(WHAT YOU HAVE TO DO): Leave out the pictures and restate the rest of the data exactly.

(DATA SECTION):
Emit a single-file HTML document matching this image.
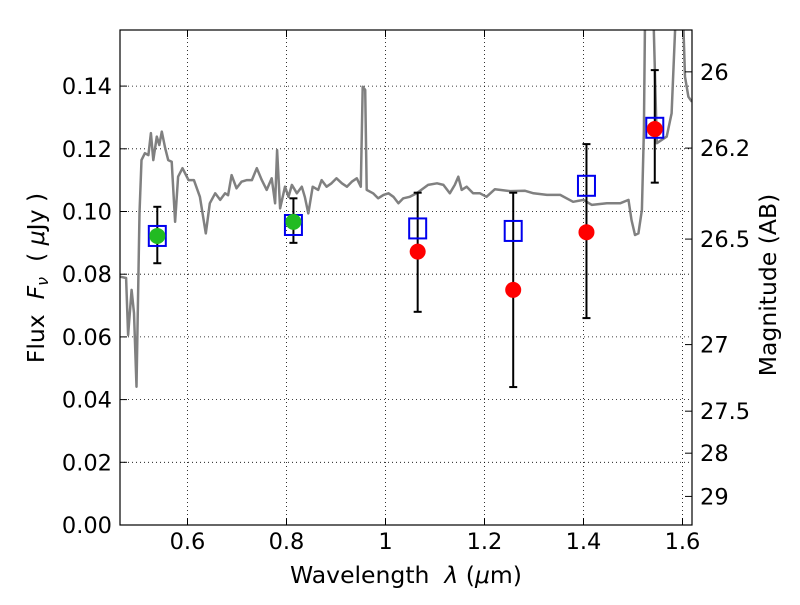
<!DOCTYPE html>
<html><head><meta charset="utf-8"><style>
body{margin:0;background:#fff}
svg text{font-family:"DejaVu Sans","Liberation Sans",sans-serif;fill:#000}
</style></head><body>
<svg id="chart" width="800" height="600" xmlns="http://www.w3.org/2000/svg">
<defs><clipPath id="clip"><rect x="120" y="30" width="572" height="495"/></clipPath></defs>
<rect x="0" y="0" width="800" height="600" fill="#fff"/>
<g id="grid"></g>
<g id="spec" clip-path="url(#clip)"></g>
<g id="marks" clip-path="url(#clip)"></g>
<rect x="120" y="30" width="572" height="495" fill="none" stroke="#000" stroke-width="1.2"/>
<g id="axes"></g>
<text x="406" y="583" text-anchor="middle" font-size="23.5">Wavelength&#160;&#160;<tspan font-style="italic">λ</tspan> (<tspan font-style="italic">μ</tspan>m)</text>
<text transform="translate(44,278) rotate(-90)" text-anchor="middle" font-size="23.5">Flux&#160;&#160;<tspan font-style="italic">F<tspan font-size="16" dy="4">ν</tspan></tspan><tspan dy="-4">&#160;&#160;(&#160;</tspan><tspan font-style="italic">μ</tspan>Jy )</text>
<text transform="translate(776,285) rotate(-90)" text-anchor="middle" font-size="23.5">Magnitude (AB)</text>
</svg>
<script>
const xTicks=[0.6,0.8,1.0,1.2,1.4,1.6];
const xTickLabels=["0.6","0.8","1","1.2","1.4","1.6"];
const yTicks=[0,0.02,0.04,0.06,0.08,0.1,0.12,0.14];
const yTickLabels=["0.00","0.02","0.04","0.06","0.08","0.10","0.12","0.14"];
const magTicks=[26,26.2,26.5,27,27.5,28,29];
const magTickLabels=["26","26.2","26.5","27","27.5","28","29"];
const bandWave=[0.539,0.814,1.065,1.258,1.406,1.544];
const modelFlux=[0.0922,0.0957,0.0946,0.0938,0.1082,0.1267];
const obsFlux=[0.0922,0.0967,0.0872,0.075,0.0934,0.1263];
const obsColors=["#22bb22","#22bb22","red","red","red","red"];
const errLow=[0.0835,0.090,0.068,0.044,0.066,0.1092];
const errHigh=[0.1015,0.1042,0.106,0.106,0.1215,0.1451];
const specWave=[0.464,0.476,0.480,0.487,0.492,0.497,0.503,0.507,0.514,0.521,0.526,0.531,0.538,0.543,0.548,0.555,0.561,0.568,0.575,0.581,0.590,0.602,0.613,0.625,0.637,0.645,0.656,0.666,0.676,0.682,0.689,0.699,0.709,0.720,0.730,0.740,0.750,0.760,0.770,0.777,0.781,0.787,0.797,0.804,0.811,0.821,0.831,0.837,0.844,0.853,0.864,0.871,0.881,0.891,0.901,0.912,0.922,0.932,0.942,0.950,0.954,0.959,0.962,0.975,0.985,0.996,1.006,1.016,1.026,1.036,1.049,1.063,1.086,1.104,1.117,1.130,1.140,1.147,1.154,1.164,1.177,1.191,1.204,1.221,1.252,1.282,1.299,1.326,1.353,1.379,1.400,1.417,1.447,1.474,1.491,1.497,1.504,1.511,1.518,1.522,1.524,1.528,1.538,1.542,1.548,1.568,1.578,1.585,1.59,1.598,1.602,1.605,1.612,1.619];
const specFlux=[0.0792,0.0788,0.0606,0.0750,0.0676,0.0441,0.0995,0.1164,0.1186,0.118,0.125,0.1164,0.1239,0.1212,0.1255,0.1202,0.1164,0.1159,0.0967,0.1111,0.1138,0.110,0.110,0.1047,0.0930,0.1026,0.1058,0.1037,0.1058,0.1052,0.1116,0.1074,0.1095,0.110,0.110,0.1138,0.110,0.1069,0.1106,0.1026,0.1196,0.1010,0.1079,0.1047,0.1085,0.1058,0.1079,0.1047,0.0994,0.1079,0.1069,0.110,0.1079,0.109,0.1106,0.109,0.1079,0.1095,0.1106,0.1079,0.1398,0.1388,0.1069,0.1058,0.1042,0.1053,0.1058,0.1047,0.1026,0.1042,0.1047,0.1058,0.1085,0.109,0.1085,0.1058,0.1085,0.1111,0.1069,0.1079,0.1058,0.1058,0.1047,0.1071,0.1065,0.1066,0.1058,0.1053,0.1053,0.1031,0.1037,0.1021,0.1026,0.1026,0.1037,0.0973,0.0925,0.0930,0.1005,0.126,0.158,0.175,0.175,0.158,0.1218,0.1239,0.1313,0.158,0.175,0.175,0.158,0.143,0.1366,0.135];
const NS="http://www.w3.org/2000/svg";
const X=v=>187.5+(v-0.6)*495, Y=v=>525-v*3135;
const mag2flux=m=>Math.pow(10,(8.9-m)/2.5)*1e6;
function mk(tag,attrs,parent){const e=document.createElementNS(NS,tag);for(const k in attrs)e.setAttribute(k,attrs[k]);parent.appendChild(e);return e;}
const grid=document.getElementById('grid'),axes=document.getElementById('axes'),spec=document.getElementById('spec'),marks=document.getElementById('marks');
xTicks.forEach((t,i)=>{const x=X(t);
 let g=mk('line',{x1:x,x2:x,y1:30,y2:525,stroke:'#000','stroke-dasharray':'1,3','stroke-width':0.8},grid);
 
 
 let a=mk('line',{x1:x,x2:x,y1:525,y2:518,stroke:'#000'},axes);
 
 
 let b=mk('line',{x1:x,x2:x,y1:30,y2:37,stroke:'#000'},axes);
 
 
 let tx=mk('text',{x:x,y:549,'text-anchor':'middle','font-size':22.5},axes);tx.textContent=xTickLabels[i];
 
 
});
yTicks.forEach((t,i)=>{const y=Y(t);
 let g=mk('line',{x1:120,x2:692,y1:y,y2:y,stroke:'#000','stroke-dasharray':'1,3','stroke-width':0.8},grid);
 
 
 let a=mk('line',{x1:120,x2:127,y1:y,y2:y,stroke:'#000'},axes);
 
 
 let tx=mk('text',{x:112,y:y+8,'text-anchor':'end','font-size':22.5},axes);tx.textContent=yTickLabels[i];
 
 
});
magTicks.forEach((m,i)=>{const y=Y(mag2flux(m));
 let a=mk('line',{x1:685,x2:692,y1:y,y2:y,stroke:'#000'},axes);
 
 
 let tx=mk('text',{x:700,y:y+8,'text-anchor':'start','font-size':22.5},axes);tx.textContent=magTickLabels[i];
 
 
});
let d=specWave.map((w,i)=>(i?'L':'M')+X(w).toFixed(1)+','+Y(specFlux[i]).toFixed(1)).join('');
let sp=mk('path',{d:d,fill:'none',stroke:'#808080','stroke-width':2.5,'stroke-linejoin':'round'},spec);


bandWave.forEach((w,i)=>{const x=X(w);
 let e=mk('line',{x1:x,x2:x,y1:Y(errLow[i]),y2:Y(errHigh[i]),stroke:'#000','stroke-width':2},marks);
 
 
 [errLow[i],errHigh[i]].forEach(v=>{let c=mk('line',{x1:x-4,x2:x+4,y1:Y(v),y2:Y(v),stroke:'#000','stroke-width':2},marks);
  
  });
 let s=mk('rect',{x:x-8.5,y:Y(modelFlux[i])-10,width:17,height:20,fill:'none',stroke:'#0000ee','stroke-width':2},marks);
 
 
 let c=mk('circle',{cx:x,cy:Y(obsFlux[i]),r:8,fill:obsColors[i],stroke:'none'},marks);
 
 
});
</script>
</body></html>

(EXPECTED ANSWER):
Emit a single-file HTML document matching this image.
<!DOCTYPE html>
<html><head><meta charset="utf-8"><style>
body{margin:0;background:#fff}
svg text{font-family:"DejaVu Sans","Liberation Sans",sans-serif;fill:#000}
</style></head><body>
<svg id="chart" width="800" height="600" xmlns="http://www.w3.org/2000/svg">
<defs><clipPath id="clip"><rect x="120" y="30" width="572" height="495"/></clipPath></defs>
<rect x="0" y="0" width="800" height="600" fill="#fff"/>
<g id="grid"></g>
<g id="spec" clip-path="url(#clip)"></g>
<g id="marks" clip-path="url(#clip)"></g>
<rect x="120" y="30" width="572" height="495" fill="none" stroke="#000" stroke-width="1.2"/>
<g id="axes"></g>
<text x="406" y="583" text-anchor="middle" font-size="23.5">Wavelength&#160;&#160;<tspan font-style="italic">λ</tspan> (<tspan font-style="italic">μ</tspan>m)</text>
<text transform="translate(44,278) rotate(-90)" text-anchor="middle" font-size="23.5">Flux&#160;&#160;<tspan font-style="italic">F<tspan font-size="16" dy="4">ν</tspan></tspan><tspan dy="-4">&#160;&#160;(&#160;</tspan><tspan font-style="italic">μ</tspan>Jy )</text>
<text transform="translate(776,285) rotate(-90)" text-anchor="middle" font-size="23.5">Magnitude (AB)</text>
</svg>
<script>
const xTicks=[0.6,0.8,1.0,1.2,1.4,1.6];
const xTickLabels=["0.6","0.8","1","1.2","1.4","1.6"];
const yTicks=[0,0.02,0.04,0.06,0.08,0.1,0.12,0.14];
const yTickLabels=["0.00","0.02","0.04","0.06","0.08","0.10","0.12","0.14"];
const magTicks=[26,26.2,26.5,27,27.5,28,29];
const magTickLabels=["26","26.2","26.5","27","27.5","28","29"];
const bandWave=[0.539,0.814,1.065,1.258,1.406,1.544];
const modelFlux=[0.0922,0.0957,0.0946,0.0938,0.1082,0.1267];
const obsFlux=[0.0922,0.0967,0.0872,0.075,0.0934,0.1263];
const obsColors=["#22bb22","#22bb22","red","red","red","red"];
const errLow=[0.0835,0.090,0.068,0.044,0.066,0.1092];
const errHigh=[0.1015,0.1042,0.106,0.106,0.1215,0.1451];
const specWave=[0.464,0.476,0.480,0.487,0.492,0.497,0.503,0.507,0.514,0.521,0.526,0.531,0.538,0.543,0.548,0.555,0.561,0.568,0.575,0.581,0.590,0.602,0.613,0.625,0.637,0.645,0.656,0.666,0.676,0.682,0.689,0.699,0.709,0.720,0.730,0.740,0.750,0.760,0.770,0.777,0.781,0.787,0.797,0.804,0.811,0.821,0.831,0.837,0.844,0.853,0.864,0.871,0.881,0.891,0.901,0.912,0.922,0.932,0.942,0.950,0.954,0.959,0.962,0.975,0.985,0.996,1.006,1.016,1.026,1.036,1.049,1.063,1.086,1.104,1.117,1.130,1.140,1.147,1.154,1.164,1.177,1.191,1.204,1.221,1.252,1.282,1.299,1.326,1.353,1.379,1.400,1.417,1.447,1.474,1.491,1.497,1.504,1.511,1.518,1.522,1.524,1.528,1.538,1.542,1.548,1.568,1.578,1.585,1.59,1.598,1.602,1.605,1.612,1.619];
const specFlux=[0.0792,0.0788,0.0606,0.0750,0.0676,0.0441,0.0995,0.1164,0.1186,0.118,0.125,0.1164,0.1239,0.1212,0.1255,0.1202,0.1164,0.1159,0.0967,0.1111,0.1138,0.110,0.110,0.1047,0.0930,0.1026,0.1058,0.1037,0.1058,0.1052,0.1116,0.1074,0.1095,0.110,0.110,0.1138,0.110,0.1069,0.1106,0.1026,0.1196,0.1010,0.1079,0.1047,0.1085,0.1058,0.1079,0.1047,0.0994,0.1079,0.1069,0.110,0.1079,0.109,0.1106,0.109,0.1079,0.1095,0.1106,0.1079,0.1398,0.1388,0.1069,0.1058,0.1042,0.1053,0.1058,0.1047,0.1026,0.1042,0.1047,0.1058,0.1085,0.109,0.1085,0.1058,0.1085,0.1111,0.1069,0.1079,0.1058,0.1058,0.1047,0.1071,0.1065,0.1066,0.1058,0.1053,0.1053,0.1031,0.1037,0.1021,0.1026,0.1026,0.1037,0.0973,0.0925,0.0930,0.1005,0.126,0.158,0.175,0.175,0.158,0.1218,0.1239,0.1313,0.158,0.175,0.175,0.158,0.143,0.1366,0.135];
const NS="http://www.w3.org/2000/svg";
const X=v=>187.5+(v-0.6)*495, Y=v=>525-v*3135;
const mag2flux=m=>Math.pow(10,(8.9-m)/2.5)*1e6;
function mk(tag,attrs,parent){const e=document.createElementNS(NS,tag);for(const k in attrs)e.setAttribute(k,attrs[k]);parent.appendChild(e);return e;}
const grid=document.getElementById('grid'),axes=document.getElementById('axes'),spec=document.getElementById('spec'),marks=document.getElementById('marks');
xTicks.forEach((t,i)=>{const x=X(t);
 let g=mk('line',{x1:x,x2:x,y1:30,y2:525,stroke:'#000','stroke-dasharray':'1,3','stroke-width':0.8},grid);
 
 
 let a=mk('line',{x1:x,x2:x,y1:525,y2:518,stroke:'#000'},axes);
 
 
 let b=mk('line',{x1:x,x2:x,y1:30,y2:37,stroke:'#000'},axes);
 
 
 let tx=mk('text',{x:x,y:549,'text-anchor':'middle','font-size':22.5},axes);tx.textContent=xTickLabels[i];
 
 
});
yTicks.forEach((t,i)=>{const y=Y(t);
 let g=mk('line',{x1:120,x2:692,y1:y,y2:y,stroke:'#000','stroke-dasharray':'1,3','stroke-width':0.8},grid);
 
 
 let a=mk('line',{x1:120,x2:127,y1:y,y2:y,stroke:'#000'},axes);
 
 
 let tx=mk('text',{x:112,y:y+8,'text-anchor':'end','font-size':22.5},axes);tx.textContent=yTickLabels[i];
 
 
});
magTicks.forEach((m,i)=>{const y=Y(mag2flux(m));
 let a=mk('line',{x1:685,x2:692,y1:y,y2:y,stroke:'#000'},axes);
 
 
 let tx=mk('text',{x:700,y:y+8,'text-anchor':'start','font-size':22.5},axes);tx.textContent=magTickLabels[i];
 
 
});
let d=specWave.map((w,i)=>(i?'L':'M')+X(w).toFixed(1)+','+Y(specFlux[i]).toFixed(1)).join('');
let sp=mk('path',{d:d,fill:'none',stroke:'#808080','stroke-width':2.5,'stroke-linejoin':'round'},spec);


bandWave.forEach((w,i)=>{const x=X(w);
 let e=mk('line',{x1:x,x2:x,y1:Y(errLow[i]),y2:Y(errHigh[i]),stroke:'#000','stroke-width':2},marks);
 
 
 [errLow[i],errHigh[i]].forEach(v=>{let c=mk('line',{x1:x-4,x2:x+4,y1:Y(v),y2:Y(v),stroke:'#000','stroke-width':2},marks);
  
  });
 let s=mk('rect',{x:x-8.5,y:Y(modelFlux[i])-10,width:17,height:20,fill:'none',stroke:'#0000ee','stroke-width':2},marks);
 
 
 let c=mk('circle',{cx:x,cy:Y(obsFlux[i]),r:8,fill:obsColors[i],stroke:'none'},marks);
 
 
});
</script>
</body></html>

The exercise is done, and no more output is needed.